Goal of the exercise => Pictures stay out of the copy. Please reproduce only the lines between the one holding "Emit a Python" and the one holding "label_below = [False, False, True, False, False, False]", inclusive.
-- Start --
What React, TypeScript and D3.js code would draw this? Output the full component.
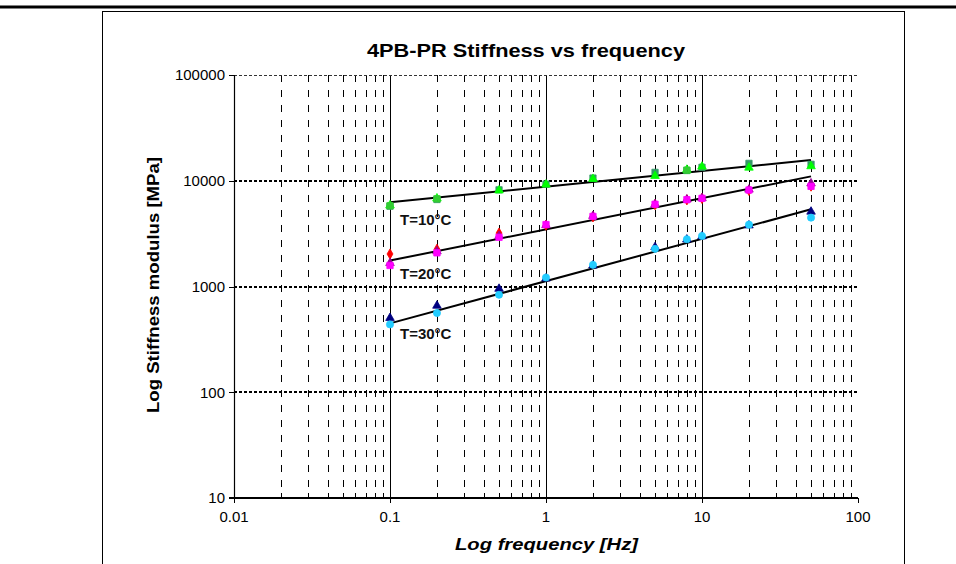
import React from 'react';
import * as d3 from 'd3';

// ---- data ----
const frequencies = [0.1, 0.2, 0.5, 1, 2, 5, 8, 10, 20, 50];

// T = 10 °C
const t10SeaGreenSquares = [5750, 6650, 8200, 9300, 10600, 12000, 12500, 13400, 14600, 14300];
const t10LimeTriangles = [5850, 6800, 8100, 9200, 10400, 11100, 12700, 13600, 13300, 13700];
const t10GreenSquares = [5800, 6750, null, null, null, null, 12600, null, null, null];

// T = 20 °C
const t20RedDiamonds = [2030, 2250, 3200, 3800, 4550, 5950, 6600, 6800, 8100, 8900];
const t20PurpleTriangles = [1665, 2150, 3000, 3800, 4650, 6000, 6650, 6850, 8250, 9440];
const t20MagentaSquares = [1580, 2080, 2920, 3850, 4600, 5990, 6620, 6820, 8170, 8850];

// T = 30 °C
const t30NavyTriangles = [504, 658, 951, 1190, 1580, 2355, 2780, 2980, 3780, 5100];
const t30CyanCircles = [438, 561, 835, 1216, 1603, 2270, 2800, 3005, 3845, 4480];

// power-law trend lines (value at start and end of the fitted range)
const trendFrequencies = [0.1, 50];
const trendStartValues = [6260, 1760, 448];
const trendEndValues = [15680, 11000, 5370];

const groupNames = ['T=10°C', 'T=20°C', 'T=30°C'];
const groupLabelValues = [3815, 1178, 319];
const xTickLabels = ['0.01', '0.1', '1', '10', '100'];
const yTickLabels = ['10', '100', '1000', '10000', '100000'];

const titleText = '4PB-PR Stiffness vs frequency';
const xTitle = 'Log frequency [Hz]';
const yTitle = 'Log Stiffness modulus [MPa]';

type Series = { values: (number | null)[]; shape: d3.SymbolType; size: number; color: string };

const series: Series[] = [
  { values: t10SeaGreenSquares, shape: d3.symbolSquare, size: 40, color: '#339966' },
  { values: t10LimeTriangles, shape: d3.symbolTriangle, size: 32, color: '#00FF00' },
  { values: t10GreenSquares, shape: d3.symbolSquare, size: 40, color: '#33CC33' },
  { values: t20RedDiamonds, shape: d3.symbolDiamond, size: 30, color: '#FF0000' },
  { values: t20PurpleTriangles, shape: d3.symbolTriangle, size: 32, color: '#990099' },
  { values: t20MagentaSquares, shape: d3.symbolSquare, size: 40, color: '#FF00FF' },
  { values: t30NavyTriangles, shape: d3.symbolTriangle, size: 32, color: '#000080' },
  { values: t30CyanCircles, shape: d3.symbolCircle, size: 40, color: '#22CCFF' },
];

// ---- layout ----
const W = 956;
const H = 564;
const plot = { left: 234, right: 858, top: 75, bottom: 498 };
const FONT = '"Liberation Sans", Arial, sans-serif';

export default function App() {
  const x = d3.scaleLog().domain([0.01, 100]).range([plot.left, plot.right]);
  const y = d3.scaleLog().domain([10, 100000]).range([plot.bottom, plot.top]);
  const crisp = (v: number) => Math.round(v) + 0.5;

  const xMajor = xTickLabels.map(Number);
  const yMajor = yTickLabels.map(Number);
  const xMinor: number[] = [];
  xMajor.slice(0, -1).forEach((d) => {
    for (let k = 2; k <= 9; k++) xMinor.push(k * d);
  });

  const trendLine = d3
    .line<[number, number]>()
    .x((d) => x(d[0]))
    .y((d) => y(d[1]));

  return (
    <svg
      width={W}
      height={H}
      style={{ position: 'absolute', left: 0, top: 0, background: '#fff' }}
      fontFamily={FONT}
    >
      <rect x={0} y={0} width={W} height={H} fill="#fff" />
      {/* outer frame */}
      <line x1={0} x2={W} y1={7} y2={7} stroke="#000" strokeWidth={3} />
      <rect x={102.5} y={11.5} width={802} height={H} fill="none" stroke="#000" strokeWidth={1} />

      {/* minor vertical gridlines */}
      {xMinor.map((f, i) => (
        <line
          key={'mv' + i}
          x1={crisp(x(f))}
          x2={crisp(x(f))}
          y1={plot.top}
          y2={plot.bottom}
          stroke="#000"
          strokeWidth={1}
          strokeDasharray="7,8"
        />
      ))}
      {/* major vertical gridlines */}
      {xMajor.slice(1, -1).map((f, i) => (
        <line key={'Mv' + i} x1={crisp(x(f))} x2={crisp(x(f))} y1={plot.top} y2={plot.bottom} stroke="#000" strokeWidth={1} />
      ))}
      {/* horizontal gridlines */}
      {yMajor.slice(1, -1).map((v, i) => (
        <line
          key={'hg' + i}
          x1={plot.left}
          x2={plot.right}
          y1={Math.round(y(v))}
          y2={Math.round(y(v))}
          stroke="#000"
          strokeWidth={2}
          strokeDasharray="3,2"
        />
      ))}
      <line
        x1={plot.left}
        x2={plot.right}
        y1={crisp(y(100000))}
        y2={crisp(y(100000))}
        stroke="#333"
        strokeWidth={1}
        strokeDasharray="3,2"
      />

      {/* axes */}
      <line x1={crisp(plot.left)} x2={crisp(plot.left)} y1={plot.top} y2={plot.bottom} stroke="#000" strokeWidth={1.2} />
      <line x1={plot.left - 5} x2={plot.right} y1={plot.bottom} y2={plot.bottom} stroke="#000" strokeWidth={2} />
      {yMajor.map((v, i) => (
        <line key={'yt' + i} x1={plot.left - 5} x2={plot.left} y1={crisp(y(v))} y2={crisp(y(v))} stroke="#000" strokeWidth={1} />
      ))}
      {xMajor.map((f, i) => (
        <line key={'xt' + i} x1={crisp(x(f))} x2={crisp(x(f))} y1={plot.bottom} y2={plot.bottom + 5} stroke="#000" strokeWidth={1} />
      ))}
      {xMinor.map((f, i) => (
        <line key={'xmt' + i} x1={crisp(x(f))} x2={crisp(x(f))} y1={plot.bottom - 5} y2={plot.bottom} stroke="#000" strokeWidth={1} />
      ))}

      {/* tick labels */}
      {yTickLabels.map((t, i) => (
        <text key={'yl' + i} x={plot.left - 9} y={y(yMajor[i])} dy="0.35em" textAnchor="end" fontSize={15} fill="#000">
          {t}
        </text>
      ))}
      {xTickLabels.map((t, i) => (
        <text key={'xl' + i} x={x(xMajor[i])} y={plot.bottom + 24} textAnchor="middle" fontSize={15} fill="#000">
          {t}
        </text>
      ))}

      {/* trend lines */}
      {groupNames.map((g, gi) => (
        <path
          key={'tr' + gi}
          d={
            trendLine([
              [trendFrequencies[0], trendStartValues[gi]],
              [trendFrequencies[1], trendEndValues[gi]],
            ]) || ''
          }
          fill="none"
          stroke="#000"
          strokeWidth={2}
        />
      ))}

      {/* markers */}
      {series.map((s, si) => {
        const p = d3.symbol().type(s.shape).size(s.size)();
        return (
          <g key={'s' + si}>
            {s.values.map((v, i) =>
              v == null ? null : (
                <path
                  key={i}
                  d={p || ''}
                  transform={`translate(${x(frequencies[i])},${y(v)})`}
                  fill={s.color}
                  stroke={s.color}
                  strokeWidth={0.8}
                />
              )
            )}
          </g>
        );
      })}

      {/* group labels */}
      {groupNames.map((g, gi) => (
        <text key={'gl' + gi} x={400} y={y(groupLabelValues[gi])} fontSize={15} fontWeight="bold" fill="#111">
          {g}
        </text>
      ))}

      {/* titles */}
      <text x={367} y={57} fontSize={18} fontWeight="bold" fill="#000" textLength={318} lengthAdjust="spacingAndGlyphs">
        {titleText}
      </text>
      <text
        x={455}
        y={550}
        fontSize={17}
        fontWeight="bold"
        fontStyle="italic"
        fill="#000"
        textLength={183}
        lengthAdjust="spacingAndGlyphs"
      >
        {xTitle}
      </text>
      <text
        transform={`translate(159,413) rotate(-90)`}
        fontSize={16}
        fontWeight="bold"
        fill="#000"
        textLength={256}
        lengthAdjust="spacingAndGlyphs"
      >
        {yTitle}
      </text>
    </svg>
  );
}
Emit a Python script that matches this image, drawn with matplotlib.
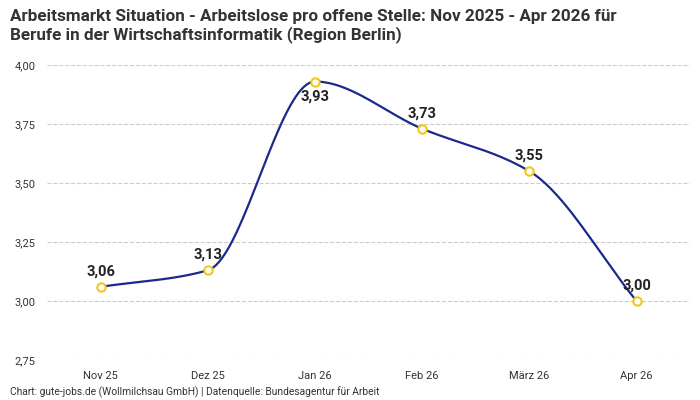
import numpy as np
import matplotlib
matplotlib.use('Agg')
from matplotlib import pyplot as plt

plt.rcParams['font.family'] = ['Roboto', 'DejaVu Sans']

months = ["Nov 25", "Dez 25", "Jan 26", "Feb 26", "März 26", "Apr 26"]
values = [3.06, 3.13, 3.93, 3.73, 3.55, 3.00]
labels = ["3,06", "3,13", "3,93", "3,73", "3,55", "3,00"]
label_below = [False, False, True, False, False, False]


def monotone(x, y, n=40):
    # Fritsch-Carlson monotone cubic, like d3 curveMonotoneX
    x = np.asarray(x, float); y = np.asarray(y, float)
    h = np.diff(x); d = np.diff(y) / h
    m = np.zeros_like(y)
    m[0], m[-1] = d[0], d[-1]
    for i in range(1, len(y) - 1):
        if d[i-1] * d[i] <= 0:
            m[i] = 0
        else:
            m[i] = 3 * (h[i-1] + h[i]) / ((2*h[i] + h[i-1]) / d[i-1] + (h[i] + 2*h[i-1]) / d[i])
    xs, ys = [], []
    for i in range(len(h)):
        t = np.linspace(0, 1, n)
        h00 = 2*t**3 - 3*t**2 + 1; h10 = t**3 - 2*t**2 + t
        h01 = -2*t**3 + 3*t**2; h11 = t**3 - t**2
        xs.append(x[i] + t*h[i])
        ys.append(h00*y[i] + h10*h[i]*m[i] + h01*y[i+1] + h11*h[i]*m[i+1])
    return np.concatenate(xs), np.concatenate(ys)


fig = plt.figure(figsize=(7, 4), dpi=100)
ax = fig.add_axes([0.067, 0.1, 0.919, 0.7375])

x = np.arange(len(values))
sx, sy = monotone(x, values)
ax.plot(sx, sy, color='#1a2a8c', linewidth=1.6, zorder=2)
ax.scatter(x, values, s=36, facecolor='white', edgecolor='#f5c518', linewidth=1.5, zorder=3)
for xi, v, lab, below in zip(x, values, labels, label_below):
    off = -16 if below else 6
    ax.annotate(lab, (xi, v), xytext=(0, off), textcoords='offset points',
                ha='center', va='bottom', fontsize=10.5, fontweight='bold', color='#222222')

ax.set_xlim(-0.5, 5.5)
ax.set_ylim(2.75, 4.0)
ax.set_yticks([2.75, 3.0, 3.25, 3.5, 3.75, 4.0])
ax.set_yticklabels(["2,75", "3,00", "3,25", "3,50", "3,75", "4,00"])
ax.set_xticks(x)
ax.set_xticklabels(months)
ax.tick_params(length=0, labelsize=8, colors='#333333', pad=8)
ax.grid(axis='y', linestyle='--', color='#cccccc', linewidth=0.8)
ax.set_axisbelow(True)
for s in ax.spines.values():
    s.set_visible(False)

fig.text(0.014, 0.978, "Arbeitsmarkt Situation - Arbeitslose pro offene Stelle: Nov 2025 - Apr 2026 für\nBerufe in der Wirtschaftsinformatik (Region Berlin)",
         ha='left', va='top', fontsize=12.3, fontweight='bold', color='#333333', linespacing=1.15)
fig.text(0.014, 0.005, "Chart: gute-jobs.de (Wollmilchsau GmbH) | Datenquelle: Bundesagentur für Arbeit",
         ha='left', va='bottom', fontsize=7.4, color='#333333')

plt.savefig('out.png')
-- End --
Task response =>
Emit a Python script that matches this image, drawn with matplotlib.
import numpy as np
import matplotlib
matplotlib.use('Agg')
from matplotlib import pyplot as plt

plt.rcParams['font.family'] = ['Roboto', 'DejaVu Sans']

months = ["Nov 25", "Dez 25", "Jan 26", "Feb 26", "März 26", "Apr 26"]
values = [3.06, 3.13, 3.93, 3.73, 3.55, 3.00]
labels = ["3,06", "3,13", "3,93", "3,73", "3,55", "3,00"]
label_below = [False, False, True, False, False, False]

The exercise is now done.